The usual way to avoid backlash in lightly-loaded screw drives is to spring load a double nut so that the nut defining the motion is pushed against one side of the screw thread at all times. The split nut in a lathe leadscrew does this in effect. An easy way to achieve this in a home-built system is literally to split (saw) a nut (perpendicular to the thread axis) about three-quarters through, bend the two parts together a little bit and then force the screw in. Obviously friction increases but in a lightly-loaded system this won't be significant.

You can get the micrometer heads in all sorts of sizes and I expect this will be the way to go.

In general, you need a precision about ten times better than the thing you are trying to control. So if you want to control your strings to 0.1 mm, your drive system should be settable and repeatable to 0.01 mm. Not hard with micrometer heads.
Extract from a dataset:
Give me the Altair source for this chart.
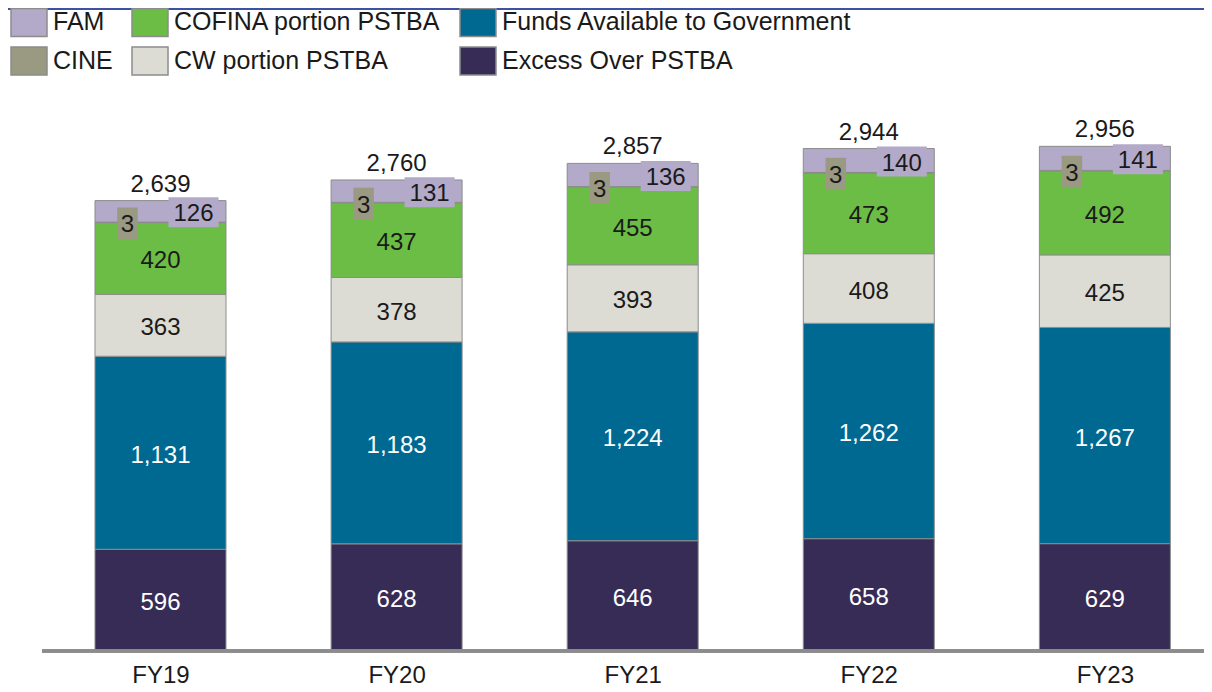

I suspect leadscrews and ballscrews will be too large for this application but I don't have a clear vision of the machine you are designing. IF you post your design thoughts here, I, and I am sure many others, will be happy to provide feedback.

Keith


----------



## Magicniner (17 Oct 2015)

bugbear":1bsjvjxv said:


> Wow. That's the largest array of thread information I've seen online. Duly bookmarked, and thank you.
> 
> BugBear



You will like the Maryland Metrics Thread Identification Chart, you'll need to google it though as my account doesn't have the required permission to post useful links :-( 
Regards, 
- Nick


----------



## monkeybiter (17 Oct 2015)

http://mdmetric.com/tech/tict.htm


----------



## woodfarmer (20 Oct 2015)

Why not gear drive the thread ?


----------